Now the daemon restarts and advertises with the same UUID with a new port, since the older advertisement is not declared invalid it is still valid and is in the client cache with the new one (with a different random port). However, the daemon only responds to the new port, no port mapping can be done under the old one, only after the max-age of the cache-control header has expired is the advertising invalidated and the client cache is valid again.

I hope this explanation helps to understand my request.

thank you for your explanation.

But you have not understood what I have just explained to you :
In you case, as the router is unexpectedly disconnected from the power supply, the old port is not known after the restart. So the router is enable to broadcast the byebye message about the old port.

Have you understood now ?

Also as there should be only one IGD on the network, the clients will very probably use the freshest one, so advertising the new one is sufficient in real life conditions.

@Self-Hosting-Group Let me be clear : I thank you for opening this issue and helping me improve the IGDv2 standard compliance.

But this feature is useless in real-life condition, which explains why nobody never bothered about it.

Have you understood now ?

In SSDP, the deavertising with byebye does NOT contain a location header (including the port), only the UUID, and invalidates all advertisements of that UUID.

But this feature is useless in real-life condition, which explains why nobody never bothered about it.

Yes, of course it was hard to notice that miniupnpd still has the far too small cache-control max-age by default to match the UDA 1.0 (and newer) recommended range of 1800s-1d of the spec for notifications. Currently, miniupnpd still has a default value of 60/120 (depending on whether miniupnpd.conf is used or not) instead of the minimum 1800 seconds. Miniupnpd is currently a real multicast spammer :-( which also consumes more power on mobile client devices.
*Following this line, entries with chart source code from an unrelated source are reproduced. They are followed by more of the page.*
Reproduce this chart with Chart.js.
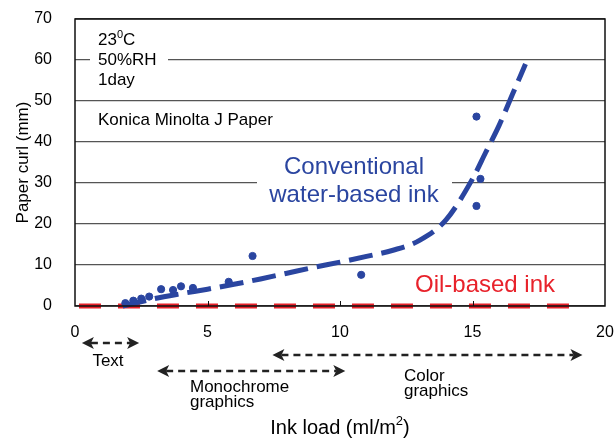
<!DOCTYPE html>
<html lang="en">
<head>
  <meta charset="UTF-8" />
  <title>Paper curl vs ink load</title>
  <script src="https://cdn.jsdelivr.net/npm/chart.js"></script>
  <style>
    html, body { margin: 0; padding: 0; background: #fff; }
    #wrap { width: 615px; height: 440px; }
  </style>
</head>
<body>
<div id="wrap"><canvas id="curlChart" width="615" height="440"></canvas></div>

<script>
// data ------------------------------------------------------
const xTicks = [0, 5, 10, 15, 20];
const yTicks = [0, 10, 20, 30, 40, 50, 60, 70];

// measured points, water-based ink
const measX = [1.9, 2.2, 2.5, 2.8, 3.25, 3.7, 4.0, 4.45, 5.8, 6.7, 10.8, 15.15, 15.3, 15.15];
const measY = [0.7, 1.3, 1.8, 2.3, 4.1, 3.9, 4.8, 4.4, 5.9, 12.2, 7.6, 46.2, 31.0, 24.4];

// fitted trend, water-based ink
const fitX = [1.8, 3, 4, 5, 6, 7, 8, 9, 10, 11, 12, 13, 14, 15, 15.5, 16, 16.5, 17];
const fitY = [0, 1.8, 3.0, 4.1, 5.3, 6.6, 8.0, 9.4, 10.7, 12.1, 13.6, 16.0, 21.0, 31.0, 37.5, 44.0, 51.5, 59.0];

// oil-based ink stays flat
const oilX = [0.15, 18.7];
const oilY = [0, 0];

// usage ranges under the x axis (ml/m2)
const rangeNames = ['Text', 'Monochrome graphics', 'Color graphics'];
const rangeFrom  = [0.26, 3.1, 7.45];
const rangeTo    = [2.42, 10.2, 19.15];

const blue = '#2a45a0';
const red  = '#e8222b';
const FONT = "'Liberation Sans', Arial, sans-serif";

const pts = (xs, ys) => xs.map((x, i) => ({x, y: ys[i]}));

// helpers ----------------------------------------------------
function arrowHead(ctx, x, y, dir) {
  // chevron-like filled head, dir = +1 right, -1 left
  ctx.beginPath();
  ctx.moveTo(x, y);
  ctx.lineTo(x - dir * 12, y - 6);
  ctx.lineTo(x - dir * 9, y);
  ctx.lineTo(x - dir * 12, y + 6);
  ctx.closePath();
  ctx.fill();
}

function dashedArrow(ctx, x1, x2, y) {
  ctx.save();
  ctx.strokeStyle = '#222';
  ctx.fillStyle = '#222';
  ctx.lineWidth = 2.5;
  ctx.setLineDash([7, 5]);
  ctx.beginPath();
  ctx.moveTo(x1 + 9, y);
  ctx.lineTo(x2 - 9, y);
  ctx.stroke();
  ctx.setLineDash([]);
  arrowHead(ctx, x1, y, -1);
  arrowHead(ctx, x2, y, 1);
  ctx.restore();
}

// plugin: white boxes, frame, labels ------------------------
const decor = {
  id: 'decor',
  beforeDatasetsDraw(chart) {
    const ctx = chart.ctx;
    ctx.save();
    ctx.fillStyle = '#fff';
    ctx.fillRect(90, 30, 78, 60);     // behind 23C / 50%RH / 1day
    ctx.fillRect(257, 152, 195, 58);  // behind the water-based label
    ctx.restore();
  },
  afterDraw(chart) {
    const {ctx, chartArea: a, scales} = chart;
    const sx = scales.x;
    ctx.save();

    // frame
    ctx.strokeStyle = '#111';
    ctx.lineWidth = 1.5;
    ctx.strokeRect(a.left, a.top, a.right - a.left, a.bottom - a.top);

    // small inward ticks on x axis
    ctx.lineWidth = 1;
    xTicks.slice(1, -1).forEach(v => {
      const px = Math.round(sx.getPixelForValue(v)) + 0.5;
      ctx.beginPath();
      ctx.moveTo(px, a.bottom);
      ctx.lineTo(px, a.bottom - 5);
      ctx.stroke();
    });

    // conditions box
    ctx.fillStyle = '#000';
    ctx.textBaseline = 'middle';
    ctx.textAlign = 'left';
    ctx.font = `17px ${FONT}`;
    ctx.fillText('23', 98, 40);
    const w23 = ctx.measureText('23').width;
    ctx.font = `11px ${FONT}`;
    ctx.fillText('0', 98 + w23, 35);
    const w0 = ctx.measureText('0').width;
    ctx.font = `17px ${FONT}`;
    ctx.fillText('C', 98 + w23 + w0, 40);
    ctx.fillText('50%RH', 98, 60);
    ctx.fillText('1day', 98, 80);
    ctx.fillText('Konica Minolta J Paper', 98, 120);

    // series labels
    ctx.font = `24px ${FONT}`;
    ctx.textAlign = 'center';
    ctx.fillStyle = blue;
    ctx.fillText('Conventional', 354, 167);
    ctx.fillText('water-based ink', 354, 195);
    ctx.fillStyle = red;
    ctx.fillText('Oil-based ink', 485, 285);

    // usage ranges
    const rows = [343, 371, 355];
    rangeNames.forEach((n, i) => {
      dashedArrow(ctx, sx.getPixelForValue(rangeFrom[i]), sx.getPixelForValue(rangeTo[i]), rows[i]);
    });
    ctx.fillStyle = '#000';
    ctx.font = `17px ${FONT}`;
    ctx.textAlign = 'center';
    ctx.fillText('Text', 108, 361);
    ctx.textAlign = 'left';
    ctx.fillText('Monochrome', 190, 387);
    ctx.fillText('graphics', 190, 402);
    ctx.fillText('Color', 404, 376);
    ctx.fillText('graphics', 404, 391);

    // x title
    const cx = (a.left + a.right) / 2;
    const t1 = 'Ink load (ml/m', t2 = ')';
    ctx.font = `20px ${FONT}`;
    const w1 = ctx.measureText(t1).width, w2 = ctx.measureText(t2).width;
    ctx.font = `13px ${FONT}`;
    const ws = ctx.measureText('2').width;
    const x0 = cx - (w1 + ws + w2) / 2;
    ctx.textAlign = 'left';
    ctx.font = `20px ${FONT}`;
    ctx.fillText(t1, x0, 428);
    ctx.fillText(t2, x0 + w1 + ws, 428);
    ctx.font = `13px ${FONT}`;
    ctx.fillText('2', x0 + w1, 421);

    ctx.restore();
  }
};

// chart -----------------------------------------------------
new Chart(document.getElementById('curlChart'), {
  type: 'scatter',
  data: {
    datasets: [
      {
        label: 'Water-based fit',
        type: 'line',
        data: pts(fitX, fitY),
        borderColor: blue,
        borderWidth: 5,
        borderDash: [24, 9],
        pointRadius: 0,
        cubicInterpolationMode: 'monotone',
        fill: false,
        clip: false
      },
      {
        label: 'Water-based ink',
        data: pts(measX, measY),
        backgroundColor: blue,
        borderColor: blue,
        pointRadius: 3.6
      },
      {
        label: 'Oil-based ink',
        type: 'line',
        data: pts(oilX, oilY),
        borderColor: red,
        borderWidth: 5,
        borderDash: [22, 17],
        pointRadius: 0,
        fill: false,
        clip: false
      }
    ]
  },
  options: {
    responsive: false,
    animation: false,
    layout: {padding: {top: 19, right: 10, left: 0, bottom: 0}},
    plugins: {legend: {display: false}, tooltip: {enabled: false}},
    scales: {
      x: {
        type: 'linear',
        min: 0, max: 20,
        afterBuildTicks: s => { s.ticks = xTicks.map(v => ({value: v})); },
        afterFit: s => { s.height = 134; s.paddingLeft = 0; s.paddingRight = 0; },
        grid: {display: false, drawTicks: false},
        border: {display: false},
        ticks: {color: '#000', font: {family: FONT, size: 16}, padding: 17, maxRotation: 0}
      },
      y: {
        min: 0, max: 70,
        afterBuildTicks: s => { s.ticks = yTicks.map(v => ({value: v})); },
        afterFit: s => { s.width = 75; s.paddingTop = 0; s.paddingBottom = 0; },
        grid: {color: '#555', lineWidth: 1.3, drawTicks: false},
        border: {display: false},
        ticks: {color: '#000', font: {family: FONT, size: 16}, padding: 23},
        title: {
          display: true,
          text: 'Paper curl (mm)',
          color: '#000',
          font: {family: FONT, size: 17},
          padding: {top: 13, bottom: 0}
        }
      }
    }
  },
  plugins: [decor]
});
</script>
</body>
</html>
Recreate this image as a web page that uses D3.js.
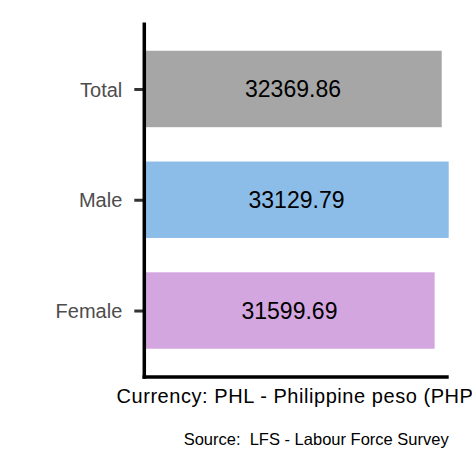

See details in PR #698

Other UPNP IGD also multicast advertisement every 2 or 3 minutes.

Have you understood now ?

In SSDP, the deavertising with byebye does NOT contain a location header (including the port), only the UUID, and invalidates all advertisements of that UUID.

either the "old" generated UUID are not known upon reboot
or the UUID is fixed and there is no need to broadcast byebye message as the new advertisement messages will use it and inform the control points of the new location and state of the rebooted IGD.

either the "old" generated UUID are not known upon reboot or the UUID is fixed and there is no need to broadcast byebye message as the new advertisement messages will use it and inform the control points of the new location and state of the rebooted IGD.

I do NOT interpret the standard to mean that advertisements with the old port are replaced by the new one with the same UUID, but that newly discovered ports (through the location header in notifications) are added/combined and can only expire or be deavertised with byebye.

In my opinion, this is the reason for the introduction of byebye.

Other UPNP IGD also multicast advertisement every 2 or 3 minutes.

Often implementations have copied/adopted many code/defaults from miniupnp because the project is already old and because the UDA/IGD standards in particular are not easy to read/interpret.

Other UPNP IGD also multicast advertisement every 2 or 3 minutes.

Often implementations have copied/adopted many code/defaults from miniupnp because the project is already old and because the UDA/IGD standards in particular are not easy to read/interpret.

that's kind to think that miniupnpd was the inspiration from most implementation, but miniupnpd mimicked already existing implementations using the intel UPNP SDK (now libupnp ?).
I think one of the first home router vendor which implemented UPNP IGD was linksys and they opensourced their firmware.